Aim of the exercise: Nothing but the lines from the top of the data to the line holding "const y = d3.scaleLinear().domain([0, 300]).range([402, 111.6]);" should be printed, word for word and both ends included; leave the pictures out.

Information provided:

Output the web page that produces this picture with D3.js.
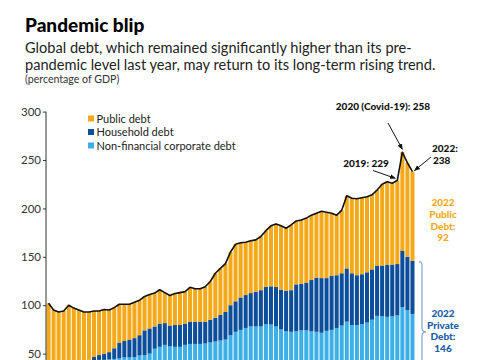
<!DOCTYPE html>
<html>
<head>
<meta charset="utf-8">
<script src="https://cdn.jsdelivr.net/npm/d3@7"></script>
<style>
  html, body { margin: 0; padding: 0; background: #fff; }
  svg { display: block; font-family: Lato, "Open Sans", sans-serif; }
</style>
</head>
<body>
<svg id="chart" width="485" height="360"></svg>
<script>
// ---- Data (percentage of GDP) ----
const years = d3.range(1950, 2023);
const totalDebt = [102, 95, 93, 94, 100, 97, 95, 93, 93, 94,
  94, 95.5, 95, 97.5, 101, 101, 101, 103, 105, 109,
  111, 112.5, 116, 113, 110, 112, 113, 114, 118.5, 117,
  117, 119, 124.5, 133, 138, 143, 155, 163, 164.5, 165,
  166.5, 167.5, 171, 177, 182, 184, 182, 179.5, 183, 187,
  188, 190, 193, 195, 197, 196, 195, 193, 198, 213,
  210.5, 210, 211, 212, 214, 219, 225, 227.5, 226, 229,
  258, 247, 238];
const privateDebt = [37, 36, 36, 37, 38, 39, 40, 41, 43.5, 46.5,
  48.5, 50, 51.5, 55.5, 61, 63, 64.5, 66, 69, 74,
  76, 78, 81, 81.5, 79, 79.5, 79.5, 81, 83, 83,
  83, 83, 85, 87, 90, 93, 100, 104, 108, 110.5,
  112.5, 114, 115.5, 119, 119.5, 119, 116, 115, 115.5, 121.5,
  122, 123, 126, 128.5, 128, 128, 130.5, 131, 133, 138,
  133, 131, 132, 134, 137, 140.5, 141, 141.5, 142, 142.5,
  156, 150, 146];
const corporateDebt = [30, 30, 31, 32, 33, 34, 36, 38, 40, 42,
  43.5, 43.5, 44, 44.5, 45, 46, 46, 46.5, 48, 48.5,
  50, 55, 57, 59, 57.5, 57, 57, 59, 60, 60,
  60, 60.5, 61.5, 62.5, 63.5, 64.5, 69, 72.5, 74.5, 76.5,
  78, 78, 78, 80.5, 80, 78, 75, 73, 72.5, 73,
  74, 74, 73, 72.5, 71.5, 73.5, 74.5, 76.5, 79, 83,
  79.5, 79.5, 80.5, 82, 85, 89, 88.5, 88, 88.5, 89.5,
  98, 95, 91];
const yTicks = [50, 100, 150, 200, 250, 300];
const seriesNames = ["Public debt", "Household debt", "Non-financial corporate debt"];
const seriesColors = ["#F4A91A", "#0C4E9B", "#3CB0E6"];

// derived rows
const rows = years.map((yr, i) => ({
  year: yr,
  corporate: corporateDebt[i],
  household: privateDebt[i] - corporateDebt[i],
  public: totalDebt[i] - privateDebt[i],
  total: totalDebt[i]
}));

const svg = d3.select("#chart");

// ---- Scales ----
const x = d3.scaleBand().domain(years).range([46, 415]).paddingInner(0.2).paddingOuter(0.1);
const y = d3.scaleLinear().domain([0, 300]).range([402, 111.6]);

// ---- Stacked bars ----
const stack = d3.stack().keys(["corporate", "household", "public"]);
const layers = stack(rows);
const layerColor = { corporate: seriesColors[2], household: seriesColors[1], public: seriesColors[0] };

svg.append("g").selectAll("g").data(layers).join("g")
  .attr("fill", d => layerColor[d.key])
  .selectAll("rect").data(d => d).join("rect")
  .attr("x", d => x(d.data.year))
  .attr("width", x.bandwidth())
  .attr("y", d => y(d[1]))
  .attr("height", d => y(d[0]) - y(d[1]));

// ---- Total line ----
const line = d3.line()
  .x(d => x(d.year) + x.bandwidth() / 2)
  .y(d => y(d.total));
svg.append("path").datum(rows)
  .attr("d", line)
  .attr("fill", "none")
  .attr("stroke", "#111")
  .attr("stroke-width", 1.6)
  .attr("stroke-linejoin", "round");

// ---- Y axis ----
const yAxis = d3.axisLeft(y).tickValues(yTicks).tickSize(3).tickPadding(2);
const gy = svg.append("g").attr("transform", "translate(46,0)").call(yAxis);
gy.select(".domain").attr("d", `M0,${y(300)}V${y(0)}`).attr("stroke", "#333");
gy.selectAll(".tick line").attr("stroke", "#333");
gy.selectAll(".tick text").attr("fill", "#333").style("font-size", "11.5px")
  .style("font-family", "Lato, sans-serif");

// ---- Titles ----
svg.append("text").attr("x", 25).attr("y", 32)
  .style("font-size", "19px").style("font-weight", 900).attr("fill", "#000")
  .text("Pandemic blip");
svg.append("text").attr("x", 25).attr("y", 53)
  .style("font-size", "14.6px").attr("fill", "#222")
  .text("Global debt, which remained significantly higher than its pre-");
svg.append("text").attr("x", 25).attr("y", 70)
  .style("font-size", "14.6px").attr("fill", "#222")
  .text("pandemic level last year, may return to its long-term rising trend.");
svg.append("text").attr("x", 25).attr("y", 83)
  .style("font-size", "10.6px").attr("fill", "#333")
  .text("(percentage of GDP)");

// ---- Legend ----
const legend = svg.append("g");
seriesNames.forEach((name, i) => {
  const ly = 119 + i * 13.5;
  legend.append("rect").attr("x", 88).attr("y", ly - 3.5).attr("width", 6).attr("height", 6)
    .attr("fill", seriesColors[i]);
  legend.append("text").attr("x", 96.5).attr("y", ly + 3.5)
    .style("font-size", "11px").attr("fill", "#222").text(name);
});

// ---- Annotations ----
const defs = svg.append("defs");
defs.append("marker").attr("id", "arr").attr("viewBox", "0 0 10 10")
  .attr("refX", 9).attr("refY", 5).attr("markerWidth", 6).attr("markerHeight", 6)
  .attr("orient", "auto")
  .append("path").attr("d", "M0,1L10,5L0,9z").attr("fill", "#111");

function bold(tx, ty, str, anchor, color) {
  svg.append("text").attr("x", tx).attr("y", ty).attr("text-anchor", anchor || "start")
    .style("font-size", "10px").style("font-weight", 900).attr("fill", color || "#111").text(str);
}
function arrow(x1, y1, x2, y2) {
  svg.append("line").attr("x1", x1).attr("y1", y1).attr("x2", x2).attr("y2", y2)
    .attr("stroke", "#111").attr("stroke-width", 1).attr("marker-end", "url(#arr)");
}
const cx = i => x(years[i]) + x.bandwidth() / 2;
const i2019 = years.indexOf(2019), i2020 = years.indexOf(2020), i2022 = years.indexOf(2022);

bold(383, 110, "2020 (Covid-19): " + totalDebt[i2020], "middle");
arrow(388, 123, cx(i2020), y(totalDebt[i2020]) - 3);

bold(366, 167, "2019: " + totalDebt[i2019], "middle");
arrow(373, 170.5, cx(i2019) - 2, y(totalDebt[i2019]) - 2);

bold(432, 152, "2022:", "start");
bold(433, 164, String(totalDebt[i2022]), "start");
arrow(431, 157, cx(i2022) + 2, y(totalDebt[i2022]) - 1);

const pubCol = "#F4A91A", privCol = "#1A5CA8";
["2022", "Public", "Debt:", String(totalDebt[i2022] - privateDebt[i2022])].forEach((s, k) =>
  bold(443, 206 + k * 11.8, s, "middle", pubCol));
["2022", "Private", "Debt:", String(privateDebt[i2022])].forEach((s, k) =>
  bold(443, 317 + k * 11.7, s, "middle", privCol));

// brace for private debt
const bTop = y(privateDebt[i2022]) + 1, bBot = y(0), bMid = (bTop + bBot) / 2, bx = 419;
svg.append("path")
  .attr("d", `M${bx},${bTop} Q${bx + 3},${bTop} ${bx + 3},${bTop + 4} L${bx + 3},${bMid - 4} Q${bx + 3},${bMid} ${bx + 7},${bMid} Q${bx + 3},${bMid} ${bx + 3},${bMid + 4} L${bx + 3},${bBot - 4} Q${bx + 3},${bBot} ${bx},${bBot}`)
  .attr("fill", "none").attr("stroke", "#7FA7D0").attr("stroke-width", 1.2);
</script>
</body>
</html>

Task output:
Output the web page that produces this picture with D3.js.
<!DOCTYPE html>
<html>
<head>
<meta charset="utf-8">
<script src="https://cdn.jsdelivr.net/npm/d3@7"></script>
<style>
  html, body { margin: 0; padding: 0; background: #fff; }
  svg { display: block; font-family: Lato, "Open Sans", sans-serif; }
</style>
</head>
<body>
<svg id="chart" width="485" height="360"></svg>
<script>
// ---- Data (percentage of GDP) ----
const years = d3.range(1950, 2023);
const totalDebt = [102, 95, 93, 94, 100, 97, 95, 93, 93, 94,
  94, 95.5, 95, 97.5, 101, 101, 101, 103, 105, 109,
  111, 112.5, 116, 113, 110, 112, 113, 114, 118.5, 117,
  117, 119, 124.5, 133, 138, 143, 155, 163, 164.5, 165,
  166.5, 167.5, 171, 177, 182, 184, 182, 179.5, 183, 187,
  188, 190, 193, 195, 197, 196, 195, 193, 198, 213,
  210.5, 210, 211, 212, 214, 219, 225, 227.5, 226, 229,
  258, 247, 238];
const privateDebt = [37, 36, 36, 37, 38, 39, 40, 41, 43.5, 46.5,
  48.5, 50, 51.5, 55.5, 61, 63, 64.5, 66, 69, 74,
  76, 78, 81, 81.5, 79, 79.5, 79.5, 81, 83, 83,
  83, 83, 85, 87, 90, 93, 100, 104, 108, 110.5,
  112.5, 114, 115.5, 119, 119.5, 119, 116, 115, 115.5, 121.5,
  122, 123, 126, 128.5, 128, 128, 130.5, 131, 133, 138,
  133, 131, 132, 134, 137, 140.5, 141, 141.5, 142, 142.5,
  156, 150, 146];
const corporateDebt = [30, 30, 31, 32, 33, 34, 36, 38, 40, 42,
  43.5, 43.5, 44, 44.5, 45, 46, 46, 46.5, 48, 48.5,
  50, 55, 57, 59, 57.5, 57, 57, 59, 60, 60,
  60, 60.5, 61.5, 62.5, 63.5, 64.5, 69, 72.5, 74.5, 76.5,
  78, 78, 78, 80.5, 80, 78, 75, 73, 72.5, 73,
  74, 74, 73, 72.5, 71.5, 73.5, 74.5, 76.5, 79, 83,
  79.5, 79.5, 80.5, 82, 85, 89, 88.5, 88, 88.5, 89.5,
  98, 95, 91];
const yTicks = [50, 100, 150, 200, 250, 300];
const seriesNames = ["Public debt", "Household debt", "Non-financial corporate debt"];
const seriesColors = ["#F4A91A", "#0C4E9B", "#3CB0E6"];

// derived rows
const rows = years.map((yr, i) => ({
  year: yr,
  corporate: corporateDebt[i],
  household: privateDebt[i] - corporateDebt[i],
  public: totalDebt[i] - privateDebt[i],
  total: totalDebt[i]
}));

const svg = d3.select("#chart");

// ---- Scales ----
const x = d3.scaleBand().domain(years).range([46, 415]).paddingInner(0.2).paddingOuter(0.1);
const y = d3.scaleLinear().domain([0, 300]).range([402, 111.6]);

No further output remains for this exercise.